Analyses of the book:
It is hard to argue with the author about the possible negative American influence in world affair after such a detailed account of events, which are usually not taught in American schools or showed in the night news. Noam Chomsky has done it throughout the years in several of his previous books due to his immense capacity of retaining historical information and thorough research from non-mainstream sources.
However, to prove his point, the author picks and choose information that only fits his purpose, not giving much space to the other side of the argument. Moreover, quite often, the author cites outlets such as Foreign Affairs and The New York Times to prove his point, but in the same book he often describe both of them as merely propaganda machines of the establishment.
Therefore, the reader, although presented with important and usually neglected information, finishes the book with a pretty grim view of the world and to where it is heading. This is more evident in two of the main points of the book: the threat of climate change and nuclear war.
In the first one, the author dedicates only three pages to climate change and the Paris agreement formulated to tackle it by pointing out only the imperfections of the treaty and how it might fail due to the republican opposition. It forgets to mention that it is one of the most important agreements on climate change ever formulated, after big efforts from the United States and China (two of the biggest polluters) to find a common ground in an anarchic world system. The latest news from such agreement (although coming after the release of the book) demonstrates that Paris was more important than the author had anticipated and it is being actually ratified by the US.
Regarding the threat of nuclear war, after extensive recounts of almost nuclear conflict during the 20th century, where interesting enough, the Soviets were the ones who avoided the worst such as the Russian submarine commander during the missile crisis (mentioned twice in the book) and the Soviet restrain during American war exercises during the cold war, Chomsky points out that we are closer than ever to midnight (in the doomsday clock) to nuclear annihilation duo to NATO expansion to the East towards Russian borders. Although such a move from NATO is a great source of controversy and risk, the author forgets to mention that the world has changed a lot since the cold war which went from a completely divided world – capitalist versus communist countries – to a massive economic interconnection between these previous enemies, which makes the reasons and possible benefits of a war a lot less positive than engaging in diplomacy to keep the economic flow and gains running.

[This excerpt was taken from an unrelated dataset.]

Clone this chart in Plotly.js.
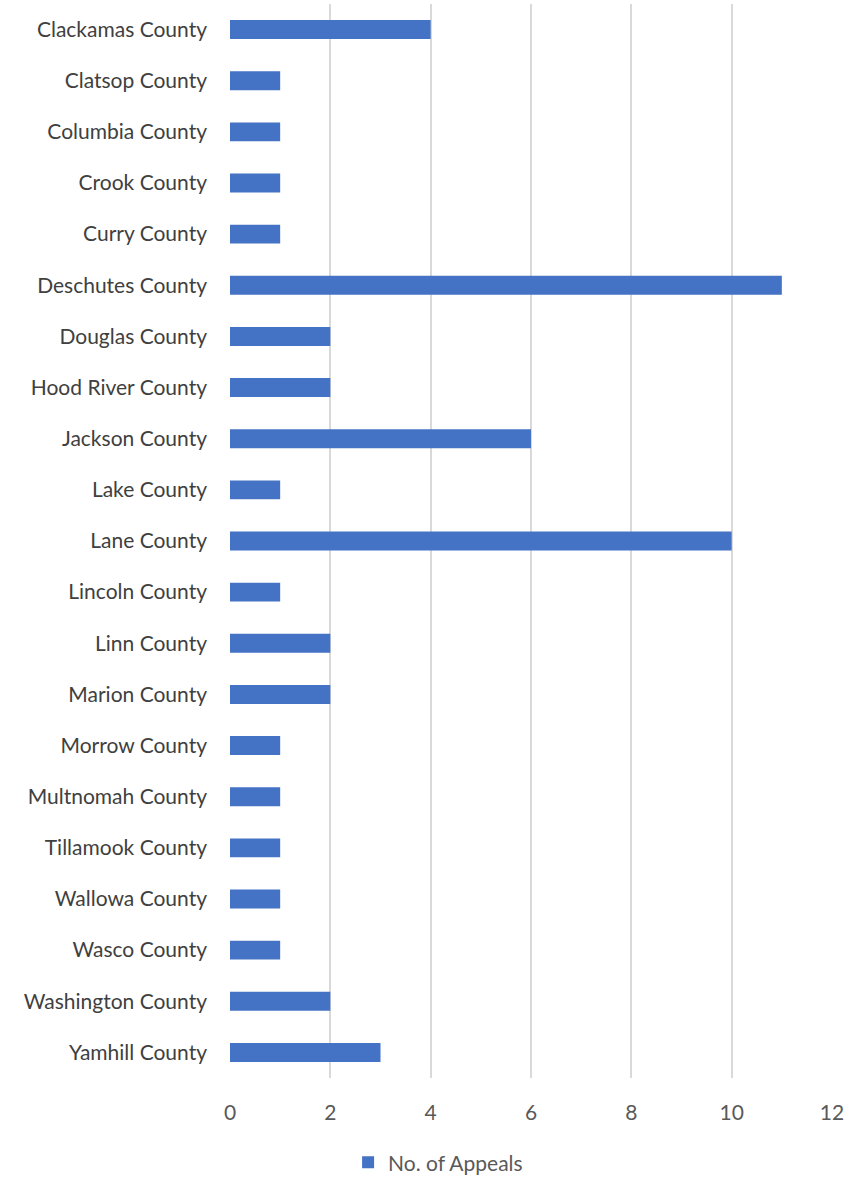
<!DOCTYPE html>
<html>
<head>
<meta charset="utf-8">
<script src="https://cdn.plot.ly/plotly-3.0.1.min.js"></script>
<style>html,body{margin:0;padding:0;background:#fff;}#chart{width:859px;height:1178px;}</style>
</head>
<body>
<div id="chart"></div>
<script>
const counties = ["Clackamas County","Clatsop County","Columbia County","Crook County","Curry County","Deschutes County","Douglas County","Hood River County","Jackson County","Lake County","Lane County","Lincoln County","Linn County","Marion County","Morrow County","Multnomah County","Tillamook County","Wallowa County","Wasco County","Washington County","Yamhill County"];
const appeals = [4,1,1,1,1,11,2,2,6,1,10,1,2,2,1,1,1,1,1,2,3];
const xTicks = [0,2,4,6,8,10,12];
const seriesName = "No. of Appeals";

const trace = {
  type: 'bar',
  orientation: 'h',
  y: counties,
  x: appeals,
  name: seriesName,
  marker: {color: '#4472C4'},
  hoverinfo: 'x+y'
};

const layout = {
  width: 859,
  height: 1178,
  margin: {l: 230, r: 27, t: 4, b: 100},
  paper_bgcolor: '#ffffff',
  plot_bgcolor: '#ffffff',
  font: {family: 'Lato, "Open Sans", sans-serif', color: '#595959', size: 21},
  bargap: 0.63,
  showlegend: true,
  legend: {
    orientation: 'h',
    xref: 'container', yref: 'container',
    x: 0.51, xanchor: 'center',
    y: 0.013, yanchor: 'middle',
    itemwidth: 30,
    font: {size: 21, color: '#595959'}
  },
  xaxis: {
    range: [0, 12],
    tickvals: xTicks,
    ticktext: xTicks.map(String),
    showgrid: true,
    gridcolor: '#d9d9d9',
    gridwidth: 1.5,
    zeroline: false,
    showline: false,
    ticks: '',
    ticklabelstandoff: 20,
    tickfont: {size: 21, color: '#595959'}
  },
  yaxis: {
    type: 'category',
    autorange: 'reversed',
    showgrid: false,
    zeroline: false,
    showline: false,
    ticks: '',
    ticklabelstandoff: 22,
    tickfont: {size: 21, color: '#404040'}
  }
};

Plotly.newPlot('chart', [trace], layout, {displayModeBar: false, responsive: false});
</script>
</body>
</html>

To conclude, the writer does not give the reader any hope for the future, keeping a cynical view of the world. It greatly exemplifies the misfits of American foreign policy but forget the mention or gives very little attention and importance to events and actions taken by the US in the last few years such as the rapprochement with Cuba, the nuclear agreement with Iran, the Affordable Care Act, Marriage Equality and the overall reduction of the percentage of people living in extreme poverty in world which has dramatically reduced since the world war two.
Because of the Internet and its immense resources data, it is becoming quite easy to learn about and understand mistakes of the past, especially American ones, since it has mostly been the hegemon in foreign policy since the end of the world wars. It is time to look forward, be constructive and start finding solutions for the world problems, which are not easy when ones have 7.2 billion people living together. Unfortunately, no solutions or enthusiasm are found on Noam Chomsky latest book.